OLG remained open as other area Catholic schools closed due to low enrollment. As of 2012 many elementary school classes have waiting lists.

===Curriculum===
Historically OLG students learned the English language, history, arithmetic, geography, and the Roman Catholic religion. The language of instruction historically has been English.

===Student body===
As of 2010, the school had 240 students. Half of them received financial assistance. The students, as of 2010, originated from 46 ZIP codes in Greater Houston. Of the students, one third lived within the parish. Jeannie Kever of the Houston Chronicle said in 2010 that "many others have family ties to the school." As of 2012 the OLG school had over 500 students, originating from 30 other ZIP codes in Greater Houston.

===Tuition and financial support===
As of 2010, tuition was about $3,030 ($ in current money) per year, with discounts given to siblings. Jeannie Kever of the Houston Chronicle said "That's still out of reach for many families." At that time, Houston area Catholic schools generally spent $5,800 per child. During that year, half of the school's 240 students received financial aid that helped them go to the school. As of the 2012–13 school year, tuition is $3,420 per year for Pre-Kindergarten and Kindergarten students, $3,265 per year for first-time grade school students, and $2,125 per year for second and subsequent time grade school students, and other fees apply.

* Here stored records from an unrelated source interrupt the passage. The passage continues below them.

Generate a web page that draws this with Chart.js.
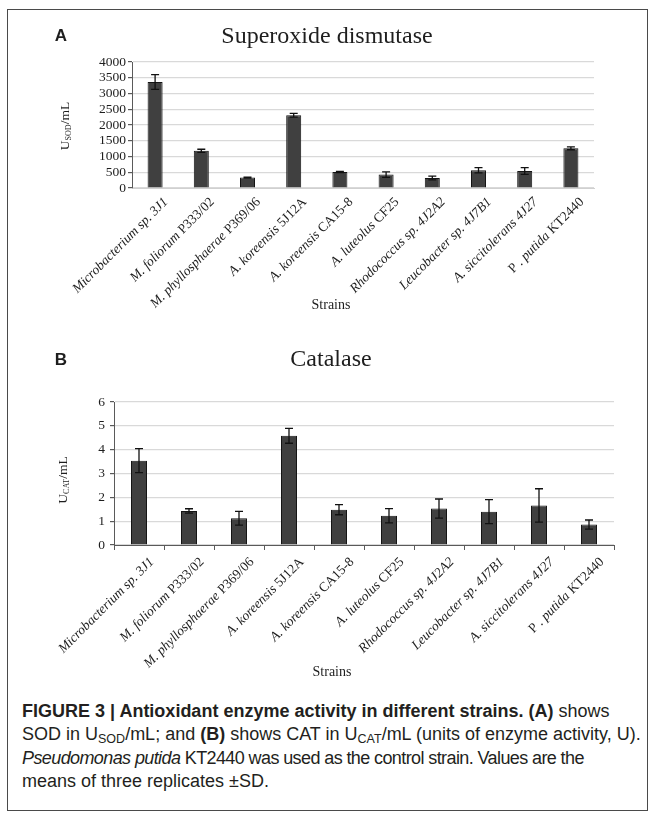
<!DOCTYPE html>
<html>
<head>
<meta charset="utf-8">
<script src="https://cdn.jsdelivr.net/npm/chart.js@4/dist/chart.umd.min.js"></script>
<style>
  html, body { margin: 0; padding: 0; background: #fff; }
  #fig { position: relative; width: 657px; height: 820px; overflow: hidden; }
  #frame { position: absolute; left: 7px; top: 9px; width: 641px; height: 802px; border: 1px solid #4a4a4a; box-sizing: border-box; }
  canvas { position: absolute; left: 0; }
  #sod { top: 0; }
  #cat { top: 340px; }
  #caption {
    position: absolute; left: 22px; top: 700px; width: 630px;
    font-family: "Liberation Sans", Arial, sans-serif; font-size: 18px;
    line-height: 23.3px; color: #231f20; white-space: nowrap;
  }
  #caption sub { font-size: 12.5px; vertical-align: -3px; line-height: 0; }
  #caption .tight { letter-spacing: -0.6px; }
</style>
</head>
<body>
<div id="fig">
  <div id="frame"></div>
  <canvas id="sod" width="657" height="330"></canvas>
  <canvas id="cat" width="657" height="360"></canvas>
  <div id="caption">
    <b>FIGURE 3 | Antioxidant enzyme activity in different strains. (A)</b> shows<br>
    SOD in U<sub>SOD</sub>/mL; and <b>(B)</b> shows CAT in U<sub>CAT</sub>/mL (units of enzyme activity, U).<br>
    <span class="tight"><i>Pseudomonas putida</i> KT2440 was used as the control strain. Values are the</span><br>
    means of three replicates &plusmn;SD.
  </div>
</div>
<script>
// Strain names: [text, italic] segments
const strainParts = [
  [['Microbacterium sp. 3J1', true]],
  [['M. foliorum', true], [' P333/02', false]],
  [['M. phyllosphaerae', true], [' P369/06', false]],
  [['A. koreensis', true], [' 5J12A', false]],
  [['A. koreensis', true], [' CA15-8', false]],
  [['A. luteolus', true], [' CF25', false]],
  [['Rhodococcus sp. 4J2A2', true]],
  [['Leucobacter sp. 4J7B1', true]],
  [['A. siccitolerans 4J27', true]],
  [['P . ', false], ['putida', true], [' KT2440', false]]
];
const strains = strainParts.map(p => p.map(s => s[0]).join(''));

// Superoxide dismutase activity (U_SOD/mL), mean and SD
const sodMean = [3365, 1180, 330, 2310, 510, 425, 317, 562, 540, 1260];
const sodSD   = [235, 50, 15, 60, 20, 85, 60, 85, 105, 45];
const sodTicks = { min: 0, max: 4000, step: 500 };

// Catalase activity (U_CAT/mL), mean and SD
const catMean = [3.54, 1.43, 1.12, 4.58, 1.48, 1.23, 1.53, 1.40, 1.66, 0.86];
const catSD   = [0.50, 0.09, 0.29, 0.31, 0.21, 0.30, 0.40, 0.50, 0.70, 0.19];
const catTicks = { min: 0, max: 6, step: 1 };

const SERIF = '"Liberation Serif", "Times New Roman", serif';
const SANS = '"Liberation Sans", Arial, sans-serif';
const INK = '#1e1e1e';

Chart.defaults.font.family = SERIF;
Chart.defaults.color = INK;

// Draws panel letter, title, axis titles, rotated strain labels and SD bars
function annotations(cfg) {
  return {
    id: 'annotations',
    afterDatasetsDraw(chart) {
      const ctx = chart.ctx;
      const xs = chart.scales.x, ys = chart.scales.y;

      // SD error bars
      ctx.save();
      ctx.strokeStyle = '#111';
      ctx.lineWidth = 1.3;
      cfg.mean.forEach((m, i) => {
        const x = xs.getPixelForValue(i);
        const yt = ys.getPixelForValue(m + cfg.sd[i]);
        const yb = ys.getPixelForValue(m - cfg.sd[i]);
        ctx.beginPath();
        ctx.moveTo(x, yt); ctx.lineTo(x, yb);
        ctx.moveTo(x - 4, yt); ctx.lineTo(x + 4, yt);
        ctx.moveTo(x - 4, yb); ctx.lineTo(x + 4, yb);
        ctx.stroke();
      });
      ctx.restore();
    },
    afterDraw(chart) {
      const ctx = chart.ctx;
      const xs = chart.scales.x;
      const area = chart.chartArea;
      const off = cfg.top;
      ctx.save();
      ctx.fillStyle = INK;

      // panel letter
      ctx.font = 'bold 17px ' + SANS;
      ctx.textAlign = 'center';
      ctx.textBaseline = 'middle';
      ctx.fillText(cfg.letter, 61, cfg.letterY - off);

      // panel title
      ctx.font = '24px ' + SERIF;
      ctx.fillText(cfg.title, cfg.titleX, cfg.titleY - off);

      // y-axis title with subscript
      ctx.save();
      ctx.translate(cfg.yTitleX, cfg.yTitleY - off);
      ctx.rotate(-Math.PI / 2);
      ctx.textAlign = 'left';
      ctx.textBaseline = 'alphabetic';
      const big = '13.5px ' + SERIF, small = '8px ' + SERIF;
      ctx.font = big; const wU = ctx.measureText('U').width;
      const wM = ctx.measureText('/mL').width;
      ctx.font = small; const wS = ctx.measureText(cfg.sub).width;
      const x0 = -(wU + wS + wM) / 2;
      ctx.font = big; ctx.fillText('U', x0, 5);
      ctx.font = small; ctx.fillText(cfg.sub, x0 + wU, 7);
      ctx.font = big; ctx.fillText('/mL', x0 + wU + wS, 5);
      ctx.restore();

      // rotated strain labels
      const upright = '13.5px ' + SERIF, ital = 'italic 13.5px ' + SERIF;
      strainParts.forEach((parts, i) => {
        const x = xs.getPixelForValue(i) + cfg.labelDX;
        const y = area.bottom + cfg.labelDY;
        let total = 0;
        const widths = parts.map(([t, it]) => {
          ctx.font = it ? ital : upright;
          const w = ctx.measureText(t).width;
          total += w;
          return w;
        });
        ctx.save();
        ctx.translate(x, y);
        ctx.rotate(-Math.PI / 4);
        ctx.textAlign = 'left';
        ctx.textBaseline = 'middle';
        let px = -total;
        parts.forEach(([t, it], k) => {
          ctx.font = it ? ital : upright;
          ctx.fillText(t, px, 0);
          px += widths[k];
        });
        ctx.restore();
      });

      // x-axis title
      ctx.font = '14px ' + SERIF;
      ctx.textAlign = 'center';
      ctx.textBaseline = 'middle';
      ctx.fillText('Strains', cfg.xTitleX, cfg.xTitleY - off);
      ctx.restore();
    }
  };
}

function makeChart(id, cfg) {
  const canvas = document.getElementById(id);
  const H = canvas.height;
  return new Chart(canvas, {
    type: 'bar',
    data: {
      labels: strains,
      datasets: [{
        data: cfg.mean,
        backgroundColor: '#404040',
        borderColor: '#151515',
        borderWidth: 1,
        barPercentage: cfg.barPct,
        categoryPercentage: 1
      }]
    },
    options: {
      responsive: false,
      animation: false,
      devicePixelRatio: 1,
      layout: {
        padding: {
          left: cfg.padLeft,
          right: 657 - cfg.areaRight,
          top: cfg.areaTop - cfg.top,
          bottom: 0
        }
      },
      plugins: { legend: { display: false }, tooltip: { enabled: false } },
      scales: {
        x: {
          ticks: { display: false },
          grid: {
            display: cfg.xTicks,
            drawOnChartArea: false,
            drawTicks: cfg.xTicks,
            tickLength: 5,
            tickColor: '#5a5a5a',
            offset: true
          },
          border: { display: true, color: cfg.xBorder, width: 1 },
          afterFit(s) { s.height = H - (cfg.areaBottom - cfg.top); }
        },
        y: {
          min: cfg.ticks.min,
          max: cfg.ticks.max,
          ticks: {
            stepSize: cfg.ticks.step,
            autoSkip: false,
            padding: cfg.tickPad,
            font: { family: SERIF, size: 13.5 },
            color: INK,
            callback: v => String(v)
          },
          grid: {
            color: '#d9d9d9',
            lineWidth: 1.2,
            tickLength: 4,
            tickColor: '#5a5a5a'
          },
          border: { display: true, color: '#5a5a5a', width: 1 },
          afterFit(s) { s.width = cfg.areaLeft - cfg.padLeft; }
        }
      }
    },
    plugins: [annotations(cfg)]
  });
}

makeChart('sod', {
  top: 0, mean: sodMean, sd: sodSD, ticks: sodTicks, sub: 'SOD',
  letter: 'A', letterY: 36, title: 'Superoxide dismutase', titleX: 327, titleY: 37,
  yTitleX: 64, yTitleY: 126, xTitleX: 331, xTitleY: 305,
  areaLeft: 132, areaRight: 594, areaTop: 62, areaBottom: 188,
  padLeft: 80, barPct: 0.325, tickPad: 2,
  xTicks: false, xBorder: '#d0d0d0', labelDX: 11, labelDY: 12
});

makeChart('cat', {
  top: 340, mean: catMean, sd: catSD, ticks: catTicks, sub: 'CAT',
  letter: 'B', letterY: 360, title: 'Catalase', titleX: 331, titleY: 360,
  yTitleX: 62, yTitleY: 480, xTitleX: 332, xTitleY: 672,
  areaLeft: 114, areaRight: 614, areaTop: 402, areaBottom: 545,
  padLeft: 60, barPct: 0.32, tickPad: 5,
  xTicks: true, xBorder: '#5a5a5a', labelDX: 13, labelDY: 15
});
</script>
</body>
</html>
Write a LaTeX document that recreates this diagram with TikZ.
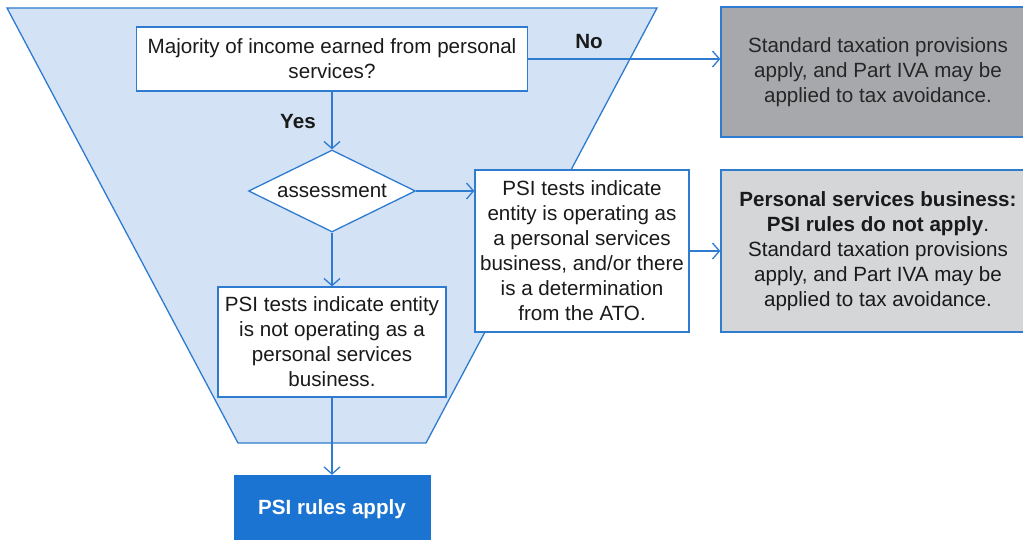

Historically the school used bazaars, beauty queen pageants, and tamale sales, organized by parents, to gain additional financial support. Garza said "[t]his type of school fundraising remains an important financial resource." As of 2010, the school raised $45,000 ($ in current money) annually from its raffles and festivals. The Priests of the Sacred Heart donates $55,000 per year to the school. St. Martha's Catholic Church in Kingwood, Houston annually gives some funding to the OLG School. The Roman Catholic Archdiocese of Galveston-Houston annually gives $130,000 in tuition assistance to OLG students. Every OLG family is required to donate 20 volunteer hours to the school per year.

When the school was first established, it did not charge its students tuition. The school began charging for tuition in the 1934–35 school year, with $.25 ($ with inflation considered) to .50 per pupil ($ with inflation considered). Natalie Garza said that the tuition was "minimal."

===Student discipline===
Garza said that during the school's operations in the early 20th century "The sisters had a reputation for strictness" and that "[s]ome aspects of Mexican American youth culture were derided at the school." For instance the school did not allow students to have haircuts in the "pachuco" hairstyle and students found with the hair were sent home and forbidden to return unless they cut their hair. In addition, in Garza's article, alumnus Vincent Santiago recalled that the "Sisters of Divine Providence were very concerned about us because we were young and they knew way back in the 1940s [that] jobs were hard to get. They encouraged us to go to high school, learn as much as we could or not to get in trouble...to keep on going [on] the right track and that is what I have done." Santiago recalled that the school prohibited the speaking of Spanish on school grounds and that "The Sisters of Divine Providence said,‘When you are in school, speak English. When you are out of school, speak Spanish.’ Simple, very simple."